Current regulations on class size would be scrapped, and year-round school now mandated for some children abolished. Class size for special education students would be averaged across the entire intermediate school district, resulting in larger classes in some individual schools. Removal of language designating appropriate age-span could result in children as young as three being combined in classrooms with children up to the age of 26.

John Schanbeck, a teacher and father of an autistic child, denounced the elimination of paraprofessionals, who provide one-on-one help vital to these children. He pointed out that it was only through the use of a paraprofessional that his child was able to be included in General Education classes.

Teachers and administrators called the new state plan a wrecking ball approach to reform. Tears, frustration, rage and rancor characterized much of the testimony of parents of special education students. Lynn Danol, the parent of a daughter severely impaired since the age of three, credited the incredible transformation in her daughter, now 12, to a low student-teacher ratio. “When she was three she could not walk or sit up, she simply existed.
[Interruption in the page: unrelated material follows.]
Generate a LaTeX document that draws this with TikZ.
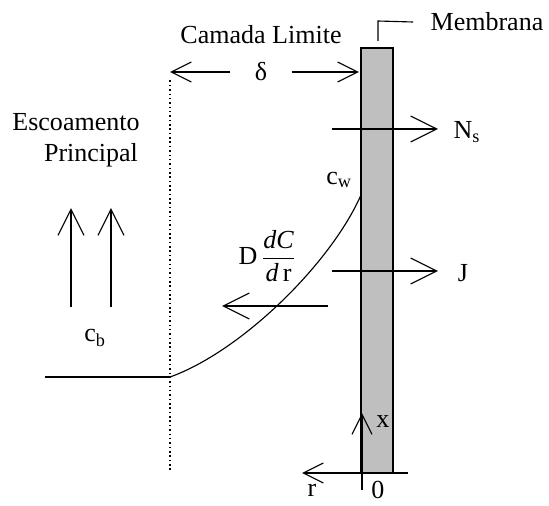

Now she is able to communicate with me using a touch screen.”

Arthur Wiard, an automotive engineer, said that his son struggled to overcome several disabilities in his early school life and now is high school student with a 3.0 grade point average. He credited his son's success to services available in state public school districts. “[Republican Governor John] Engler says we need to align with the federal guidelines. But check out what students have in Alabama and Florida. We don't want to regress to that. Engler can't begin to understand what parents go through with children like this.

“For the past six years we have seen attacks on the most vulnerable people in the state. The most horrific was the closure of mental institutions in Michigan. The closings displaced people who needed day-to-day support. My sister was one of them. Three days before Christmas in 1997 she killed herself. I hold John Engler personally responsible for the death of my sister.”